OBJECTIVE> Restate, exactly and without pictures, the lines from the start of the listing below through the line holding "import pandas as pd".

______________________________

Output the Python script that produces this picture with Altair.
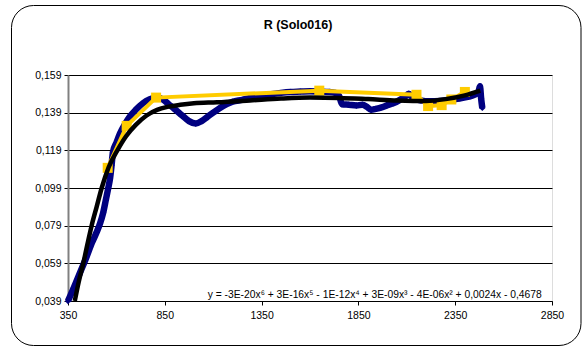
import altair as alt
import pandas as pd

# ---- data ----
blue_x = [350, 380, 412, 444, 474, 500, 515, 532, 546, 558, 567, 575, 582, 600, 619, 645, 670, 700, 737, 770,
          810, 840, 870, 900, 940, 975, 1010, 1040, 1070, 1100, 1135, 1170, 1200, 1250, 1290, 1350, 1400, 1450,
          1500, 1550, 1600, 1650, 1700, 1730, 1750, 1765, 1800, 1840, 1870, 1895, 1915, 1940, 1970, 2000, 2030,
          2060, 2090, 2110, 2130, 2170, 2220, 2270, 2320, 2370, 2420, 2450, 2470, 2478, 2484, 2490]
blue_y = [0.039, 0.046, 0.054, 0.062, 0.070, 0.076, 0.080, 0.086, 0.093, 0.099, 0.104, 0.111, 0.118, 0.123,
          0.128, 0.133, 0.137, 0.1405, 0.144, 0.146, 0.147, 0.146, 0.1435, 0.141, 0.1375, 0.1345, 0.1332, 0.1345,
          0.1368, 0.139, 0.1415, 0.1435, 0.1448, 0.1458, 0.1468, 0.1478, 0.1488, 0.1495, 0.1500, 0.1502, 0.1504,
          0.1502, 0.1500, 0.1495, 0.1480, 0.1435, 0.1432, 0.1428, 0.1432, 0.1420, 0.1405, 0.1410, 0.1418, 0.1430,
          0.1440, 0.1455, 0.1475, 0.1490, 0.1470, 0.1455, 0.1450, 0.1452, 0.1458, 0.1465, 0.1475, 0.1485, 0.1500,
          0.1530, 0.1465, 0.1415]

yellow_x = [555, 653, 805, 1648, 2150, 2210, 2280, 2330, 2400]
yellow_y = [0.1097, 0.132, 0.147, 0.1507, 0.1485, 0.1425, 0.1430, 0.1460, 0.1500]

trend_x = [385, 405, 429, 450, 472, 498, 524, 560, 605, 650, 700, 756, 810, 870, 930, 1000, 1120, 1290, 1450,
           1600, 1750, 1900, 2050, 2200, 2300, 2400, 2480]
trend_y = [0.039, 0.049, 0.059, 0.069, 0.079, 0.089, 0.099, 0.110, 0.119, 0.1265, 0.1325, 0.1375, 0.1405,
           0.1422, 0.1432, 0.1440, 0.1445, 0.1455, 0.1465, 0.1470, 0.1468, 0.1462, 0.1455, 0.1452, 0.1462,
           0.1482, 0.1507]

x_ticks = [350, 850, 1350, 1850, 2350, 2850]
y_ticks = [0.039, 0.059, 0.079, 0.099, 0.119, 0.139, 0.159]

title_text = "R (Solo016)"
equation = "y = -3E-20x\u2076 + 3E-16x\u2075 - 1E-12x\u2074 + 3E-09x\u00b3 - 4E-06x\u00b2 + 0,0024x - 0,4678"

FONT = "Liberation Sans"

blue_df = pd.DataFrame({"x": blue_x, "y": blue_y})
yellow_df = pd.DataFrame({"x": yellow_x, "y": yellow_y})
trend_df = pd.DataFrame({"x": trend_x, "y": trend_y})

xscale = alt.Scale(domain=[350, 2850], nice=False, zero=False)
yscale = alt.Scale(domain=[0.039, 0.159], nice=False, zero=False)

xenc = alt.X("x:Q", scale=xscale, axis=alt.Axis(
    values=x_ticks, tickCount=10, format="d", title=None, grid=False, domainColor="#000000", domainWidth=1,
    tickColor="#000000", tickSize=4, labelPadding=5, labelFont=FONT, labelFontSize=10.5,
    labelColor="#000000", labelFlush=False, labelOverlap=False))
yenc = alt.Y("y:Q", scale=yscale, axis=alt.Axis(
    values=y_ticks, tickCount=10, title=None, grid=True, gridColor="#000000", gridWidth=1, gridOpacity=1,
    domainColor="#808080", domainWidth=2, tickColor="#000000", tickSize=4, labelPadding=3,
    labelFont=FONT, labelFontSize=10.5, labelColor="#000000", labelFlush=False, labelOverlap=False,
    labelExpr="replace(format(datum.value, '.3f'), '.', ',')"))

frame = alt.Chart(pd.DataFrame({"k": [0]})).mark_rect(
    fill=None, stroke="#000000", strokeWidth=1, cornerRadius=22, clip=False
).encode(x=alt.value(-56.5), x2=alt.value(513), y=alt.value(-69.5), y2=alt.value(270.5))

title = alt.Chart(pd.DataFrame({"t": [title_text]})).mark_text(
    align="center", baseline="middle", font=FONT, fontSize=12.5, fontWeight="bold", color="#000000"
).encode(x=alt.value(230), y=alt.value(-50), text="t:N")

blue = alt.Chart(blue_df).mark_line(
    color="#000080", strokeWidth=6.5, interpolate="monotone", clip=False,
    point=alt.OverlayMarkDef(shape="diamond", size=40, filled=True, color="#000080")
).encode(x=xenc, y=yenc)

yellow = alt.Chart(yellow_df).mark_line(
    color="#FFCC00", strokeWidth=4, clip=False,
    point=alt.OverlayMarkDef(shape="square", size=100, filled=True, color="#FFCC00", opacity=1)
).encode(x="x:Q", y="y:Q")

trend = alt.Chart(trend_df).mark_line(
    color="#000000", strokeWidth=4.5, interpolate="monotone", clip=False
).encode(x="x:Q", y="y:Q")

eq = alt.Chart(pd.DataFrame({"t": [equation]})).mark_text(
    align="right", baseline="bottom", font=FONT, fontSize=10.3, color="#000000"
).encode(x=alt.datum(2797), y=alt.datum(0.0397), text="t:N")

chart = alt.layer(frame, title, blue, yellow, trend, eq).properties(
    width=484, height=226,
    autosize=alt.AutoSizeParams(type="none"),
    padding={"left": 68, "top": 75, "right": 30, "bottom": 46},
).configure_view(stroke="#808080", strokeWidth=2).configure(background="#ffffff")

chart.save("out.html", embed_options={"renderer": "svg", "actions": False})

______________________________

EXERCISE RESPONSE>
Output the Python script that produces this picture with Altair.
import altair as alt
import pandas as pd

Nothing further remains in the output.